_What the task requires:_ Leaving out the pictures, retype the lines from the beginning of the listing through the line containing "YAxis, CartesianGrid, LabelList".

* Begin Records shown *

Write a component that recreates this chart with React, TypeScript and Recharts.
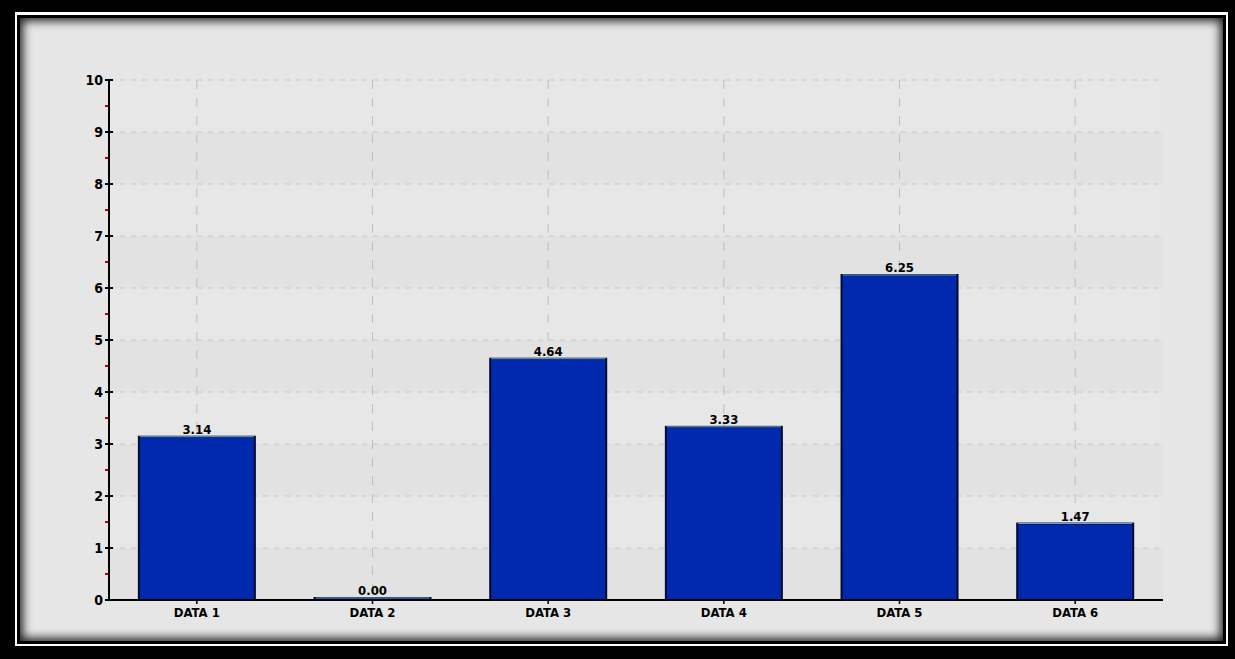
import React from 'react';
import { BarChart, Bar, XAxis, YAxis, CartesianGrid, LabelList } from 'recharts';

const categories = ['DATA 1', 'DATA 2', 'DATA 3', 'DATA 4', 'DATA 5', 'DATA 6'];
const values = [3.14, 0.0, 4.64, 3.33, 6.25, 1.47];
const majorTicks = [0, 1, 2, 3, 4, 5, 6, 7, 8, 9, 10];
const allTicks = [0, 0.5, 1, 1.5, 2, 2.5, 3, 3.5, 4, 4.5, 5, 5.5, 6, 6.5, 7, 7.5, 8, 8.5, 9, 9.5, 10];

const data = categories.map((name, i) => ({ name, value: values[i] }));

const FONT = '"DejaVu Sans Condensed", "DejaVu Sans", sans-serif';

const BarShape = (props: any) => {
  const { x, y, width, height } = props;
  if (width == null || height == null) return null;
  return (
    <g>
      <rect x={x} y={y} width={width} height={height} fill="#0029ad" stroke="#000a30" strokeWidth={2} />
      <line x1={x + 1} x2={x + width - 1} y1={y} y2={y} stroke="#6aa8e6" strokeWidth={1} />
    </g>
  );
};

// y tick: label + black mark on whole numbers, small red mark on halves
const YTick = (props: any) => {
  const { x, y, payload } = props;
  const v = payload.value;
  if (!Number.isInteger(v)) {
    return <line x1={x - 4} x2={x - 1} y1={y} y2={y} stroke="#c00000" strokeWidth={2} />;
  }
  return (
    <g>
      <line x1={x - 4} x2={x + 4} y1={y} y2={y} stroke="#000" strokeWidth={2} />
      <text
        x={x - 6}
        y={y}
        dy={5}
        textAnchor="end"
        fill="#000"
        fontSize={14}
        fontWeight="bold"
        fontFamily={FONT}
      >
        {v}
      </text>
    </g>
  );
};

const App = () => {
  return (
    <div style={{ position: 'absolute', left: 0, top: 0, width: 1235, height: 659, background: '#000' }}>
      <div style={{ position: 'absolute', left: 15, top: 12, width: 1213, height: 634, background: '#fff' }} />
      <div style={{ position: 'absolute', left: 17, top: 15, width: 1209, height: 629, background: '#000' }} />
      <div
        style={{
          position: 'absolute',
          left: 20,
          top: 18,
          width: 1203,
          height: 623,
          background: '#e6e6e6',
          boxShadow: 'inset 0 0 10px 3px rgba(0,0,0,0.85)',
        }}
      />
      <div style={{ position: 'absolute', left: 0, top: 0 }}>
        <BarChart
          width={1235}
          height={659}
          data={data}
          margin={{ top: 80, right: 72, bottom: 29, left: 69 }}
          barCategoryGap="17%"
        >
          <CartesianGrid
            vertical={false}
            horizontalValues={majorTicks}
            stroke="#c6c6c6"
            strokeDasharray="5 6"
            horizontalFill={['#e7e7e7', '#e2e2e2']}
          />
          <CartesianGrid horizontal={false} syncWithTicks stroke="#bdbdbd" strokeDasharray="9 9" />
          <YAxis
            width={40}
            domain={[0, 10]}
            ticks={allTicks}
            interval={0}
            axisLine={{ stroke: '#000', strokeWidth: 2 }}
            tickLine={false}
            tickSize={0}
            tickMargin={0}
            tick={YTick}
          />
          <XAxis
            dataKey="name"
            height={30}
            axisLine={{ stroke: '#000', strokeWidth: 2 }}
            tickLine={{ stroke: '#000', strokeWidth: 1.5 }}
            tickSize={4}
            tickMargin={4}
            tick={{ fill: '#000', fontSize: 13, fontWeight: 'bold', fontFamily: FONT }}
          />
          <Bar dataKey="value" shape={BarShape} minPointSize={2} isAnimationActive={false}>
            <LabelList
              dataKey="value"
              position="top"
              offset={3}
              formatter={(v: any) => Number(v).toFixed(2)}
              style={{ fill: '#000', fontSize: 13, fontWeight: 'bold', fontFamily: FONT }}
            />
          </Bar>
        </BarChart>
      </div>
    </div>
  );
};

export default App;
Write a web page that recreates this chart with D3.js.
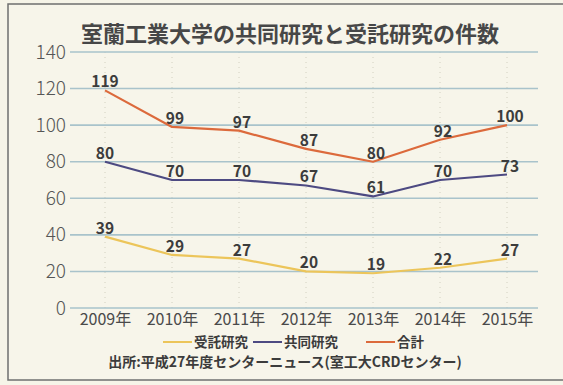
<!DOCTYPE html>
<html><head><meta charset="utf-8">
<script src="https://cdn.jsdelivr.net/npm/d3@7/dist/d3.min.js"></script>
<style>
html,body{margin:0;padding:0;background:#f6f4e8;}
svg{display:block;}
</style></head>
<body>
<svg id="c" width="563" height="385"></svg>
<script>
const years = ["2009年","2010年","2011年","2012年","2013年","2014年","2015年"];
const jutaku = [39,29,27,20,19,22,27];
const kyodo = [80,70,70,67,61,70,73];
const total = [119,99,97,87,80,92,100];
const yTicks = [0,20,40,60,80,100,120,140];
const seriesNames = ["受託研究","共同研究","合計"];
const seriesColors = ["#ecc55a","#4d4a82","#dc6a3c"];
const title = "室蘭工業大学の共同研究と受託研究の件数";
const source = "出所:平成27年度センターニュース(室工大CRDセンター)";

const svg = d3.select("#c");
const font = "'Noto Sans CJK JP','Noto Sans',sans-serif";

// frame
svg.append("rect").attr("x",8).attr("y",4).attr("width",580).attr("height",376)
  .attr("fill","#f7f5ea").attr("stroke","#6f6f6f").attr("stroke-width",1.5);

const x = d3.scalePoint().domain(years).range([105,507]);
const y = d3.scaleLinear().domain([0,140]).range([308,52]);
const gridX0 = 70, gridX1 = 538;

// faint vertical dotted guides
svg.append("g").selectAll("line").data(years).join("line")
  .attr("x1",d=>x(d)).attr("x2",d=>x(d)).attr("y1",y(140)).attr("y2",y(0))
  .attr("stroke","#c9c6b6").attr("stroke-width",0.8).attr("stroke-dasharray","1,4");

// gridlines
svg.append("g").selectAll("line").data(yTicks).join("line")
  .attr("x1",gridX0).attr("x2",gridX1).attr("y1",d=>y(d)).attr("y2",d=>y(d))
  .attr("stroke","#a9c3cb").attr("stroke-width",1.6);

// y labels
const yAxis = d3.axisLeft(y).tickValues(yTicks).tickSize(0).tickPadding(4);
const ga = svg.append("g").attr("transform",`translate(${gridX0},0)`).call(yAxis);
ga.select(".domain").remove();
ga.selectAll("text").attr("font-family",font).attr("font-size",19).attr("font-weight",300)
  .attr("fill","#555").attr("dy","0.32em");

// x labels
const xAxis = d3.axisBottom(x).tickSize(0).tickPadding(0);
const gx = svg.append("g").attr("transform","translate(0,313)").call(xAxis);
gx.select(".domain").remove();
gx.selectAll("text").attr("font-family",font).attr("font-size",16).attr("font-weight",400)
  .attr("fill","#4a4a4a").attr("dy","0.75em");

// title
svg.append("text").attr("x",290).attr("y",42).attr("text-anchor","middle")
  .attr("font-family",font).attr("font-size",22).attr("font-weight",700).attr("fill","#474747")
  .text(title);

// lines
const series = [jutaku,kyodo,total];
const line = d3.line().x((d,i)=>x(years[i])).y(d=>y(d));
series.forEach((s,k)=>{
  svg.append("path").datum(s).attr("d",line).attr("fill","none")
    .attr("stroke",seriesColors[k]).attr("stroke-width",2.2).attr("stroke-linejoin","round");
});
// value labels
series.forEach((s,k)=>{
  svg.append("g").selectAll("text").data(s).join("text")
    .attr("x",(d,i)=>x(years[i])+ (i===0?0:3)).attr("y",d=>y(d)-3)
    .attr("text-anchor","middle").attr("font-family",font).attr("font-size",15.5)
    .attr("font-weight",700).attr("fill","#3c3c3c").text(d=>d);
});

// legend
const legX = [163,253,366];
const lg = svg.append("g");
seriesNames.forEach((n,k)=>{
  lg.append("line").attr("x1",legX[k]).attr("x2",legX[k]+29).attr("y1",342).attr("y2",342)
    .attr("stroke",seriesColors[k]).attr("stroke-width",2);
  lg.append("text").attr("x",legX[k]+31).attr("y",342).attr("dy","0.35em")
    .attr("font-family",font).attr("font-size",13.5).attr("font-weight",700).attr("fill","#3c3c3c").text(n);
});

// source
svg.append("text").attr("x",285).attr("y",362).attr("dy","0.35em").attr("text-anchor","middle")
  .attr("font-family",font).attr("font-size",14).attr("font-weight",700).attr("fill","#3c3c3c")
  .text(source);
</script>
</body></html>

* End Records shown *

_Answer to this exercise:_
Write a component that recreates this chart with React, TypeScript and Recharts.
import React from 'react';
import { BarChart, Bar, XAxis, YAxis, CartesianGrid, LabelList } from 'recharts';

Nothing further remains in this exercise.